More specifically he is the lead investigator for the Senate Foreign Relations Committee. He has been so for a few years but prior to that gig, he had been, in a previous life, a reporter during the Gulf War. He explains early in the first adventure that back during the First Gulf War, he had gotten a chance to interview members of Uday Hussein's paramilitary Fedayeen Saddam, if not the main man himself, when he was surprised to be taken on a raid with them, a late-night excursion that saw the Iraqis attack and kill four British marines. That soured him on journalism as a career.
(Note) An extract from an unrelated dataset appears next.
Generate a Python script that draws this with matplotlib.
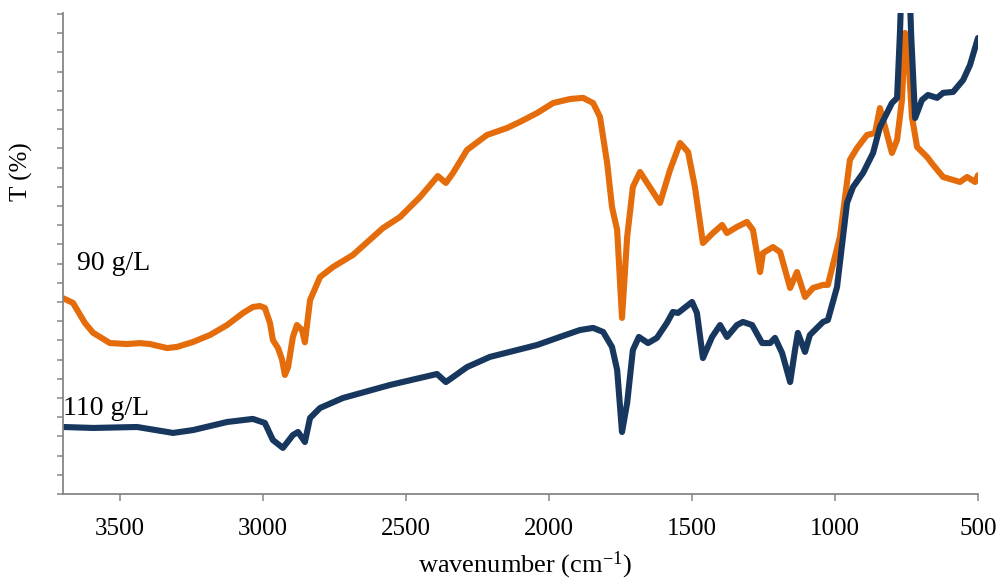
import matplotlib
matplotlib.use("Agg")
import matplotlib.pyplot as plt

plt.rcParams['font.family'] = ['Liberation Serif', 'DejaVu Serif']
plt.rcParams['mathtext.default'] = 'regular'

# FTIR spectra (wavenumber in cm-1, T in arbitrary %-units)
wn_90 = [3700, 3665, 3623, 3595, 3536, 3476, 3431, 3396, 3336, 3301, 3245, 3186,
         3126, 3070, 3036, 3011, 2994, 2976, 2966, 2948, 2934, 2924, 2913, 2896,
         2882, 2864, 2854, 2836, 2801, 2756, 2686, 2581, 2521, 2451, 2389, 2361,
         2336, 2287, 2217, 2147, 2102, 2042, 1986, 1927, 1881, 1846, 1822, 1797,
         1780, 1762, 1745, 1727, 1707, 1682, 1612, 1577, 1542, 1514, 1490, 1462,
         1427, 1395, 1378, 1343, 1308, 1287, 1262, 1252, 1217, 1192, 1157, 1133,
         1105, 1077, 1042, 1025, 983, 948, 923, 888, 860, 843, 825, 801, 783, 766,
         755, 745, 731, 713, 678, 657, 622, 563, 538, 510, 500]
t_90 = [10.2, 9.95, 8.9, 8.4, 7.86, 7.81, 7.86, 7.81, 7.6, 7.66, 7.92, 8.28,
        8.8, 9.43, 9.74, 9.79, 9.69, 8.9, 8.02, 7.6, 7.0, 6.2, 6.6, 8.18,
        8.8, 8.54, 7.9, 10.1, 11.3, 11.82, 12.45, 13.85, 14.43, 15.47, 16.56, 16.2,
        16.72, 17.92, 18.7, 19.06, 19.38, 19.84, 20.36, 20.57, 20.63, 20.36, 19.64, 17.24,
        14.95, 13.75, 9.17, 13.39, 15.99, 16.77, 15.16, 16.88, 18.28, 17.81, 15.99, 13.07,
        13.59, 14.01, 13.59, 13.91, 14.17, 13.75, 11.56, 12.55, 12.86, 12.6, 10.73, 11.56,
        10.26, 10.73, 10.89, 10.89, 13.39, 17.4, 18.02, 18.7, 18.8, 20.1, 19.11, 17.76, 18.44, 20.52,
        24.01, 23.13, 19.64, 18.07, 17.55, 17.14, 16.51, 16.25, 16.51, 16.25, 16.6]

wn_110 = [3700, 3595, 3441, 3315, 3245, 3126, 3036, 2994, 2966, 2931, 2896, 2878,
          2854, 2836, 2801, 2721, 2556, 2392, 2361, 2336, 2287, 2207, 2042, 1962,
          1892, 1846, 1811, 1780, 1762, 1745, 1727, 1707, 1686, 1654, 1623, 1588,
          1567, 1549, 1500, 1483, 1462, 1430, 1402, 1378, 1343, 1322, 1290, 1255,
          1227, 1210, 1185, 1157, 1140, 1130, 1105, 1088, 1063, 1042, 1025, 993,
          958, 937, 902, 867, 843, 801, 783, 773, 762, 745, 734, 720, 696, 675,
          643, 622, 587, 552, 528, 500]
t_110 = [3.49, 3.44, 3.49, 3.18, 3.33, 3.75, 3.91, 3.7, 2.81, 2.4, 3.07, 3.23,
         2.71, 3.96, 4.48, 5.0, 5.68, 6.25, 5.83, 6.09, 6.61, 7.14, 7.76, 8.18,
         8.54, 8.65, 8.44, 7.66, 6.46, 3.23, 4.74, 7.5, 8.18, 7.86, 8.13, 8.91,
         9.48, 9.43, 10.0, 9.43, 7.08, 8.18, 8.8, 8.18, 8.8, 8.96, 8.8, 7.86,
         7.86, 8.13, 7.34, 5.83, 7.5, 8.39, 7.4, 8.28, 8.65, 8.96, 9.06, 10.78,
         15.16, 15.99, 16.72, 17.76, 19.11, 20.36, 20.63, 24.01, 29.0, 29.0, 24.0, 19.58, 20.52, 20.78,
         20.63, 20.89, 20.94, 21.56, 22.34, 23.75]

xticks = [3500, 3000, 2500, 2000, 1500, 1000, 500]

fig = plt.figure(figsize=(10.01, 5.79), dpi=100)
ax = fig.add_axes([63 / 1001, 85 / 579, 915 / 1001, 481 / 579])

ax.plot(wn_90, t_90, color='#E46C0A', linewidth=4.4, solid_joinstyle='round', solid_capstyle='round')
ax.plot(wn_110, t_110, color='#17375E', linewidth=4.4, solid_joinstyle='round', solid_capstyle='round')

ax.set_xlim(3700, 500)
ax.set_ylim(0, 25.05)
ax.set_xticks(xticks)
ax.set_yticks(range(26))
ax.set_yticklabels([])

for s in ['top', 'right']:
    ax.spines[s].set_visible(False)
for s in ['left', 'bottom']:
    ax.spines[s].set_color('#868686')
    ax.spines[s].set_linewidth(1.3)
ax.tick_params(axis='x', length=5, width=1.1, color='#868686', labelsize=18, pad=12)
ax.tick_params(axis='y', length=4, width=1.1, color='#868686')

ax.set_xlabel('wavenumber (cm$^{-1}$)', fontsize=19, va='center')
ax.xaxis.set_label_coords(0.505, -0.148)
ax.set_ylabel('T (%)', fontsize=18, va='center')
ax.yaxis.set_label_coords(-0.045, 0.67)

ax.text(3651, 11.67, '90 g/L', fontsize=20, va='baseline', ha='left')
ax.text(3700, 4.11, '110 g/L', fontsize=20, va='baseline', ha='left')

fig.savefig('out.png', dpi=100)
Guild has, when we meet him, some "baggage" as one man called it. According to that fellow, Guild was a drunk and a liar. "You think you're a lady's man, dontcha? 'Jack the Zipper'. You're divorced. Your old lady left when you flaked out [over the event mentioned above]". While that man's statement was meant to put Guild in his place, Guild himself would agree completely with the assessment, stating later on that he "had a nearly unshakable partnership with whiskey for 20 years. It's not a habit; it's an affair. The relationship began when my psyche took a shot of guilt in 1991, during the first Gulf War. A head shot. It dropped my ego like sack, and I proceeded to lose my wife to another man, my car to the repo guy, and my job to a [expletive] ending conversation aimed at [his] editor."
For all that, though, Guild does make an very intelligent and productive investigator, a hold-over from his reporter training, and though he works officially for the Senate, he does mingle more than a little with people in the Intelligence community. While he may not have been issued a cloak and dagger, he knows where to borrow them when he needs to.
While his name is spelled like the forerunner to a union and seems like it should be pronounced "gild", according to him, it actually rhymes with "wild".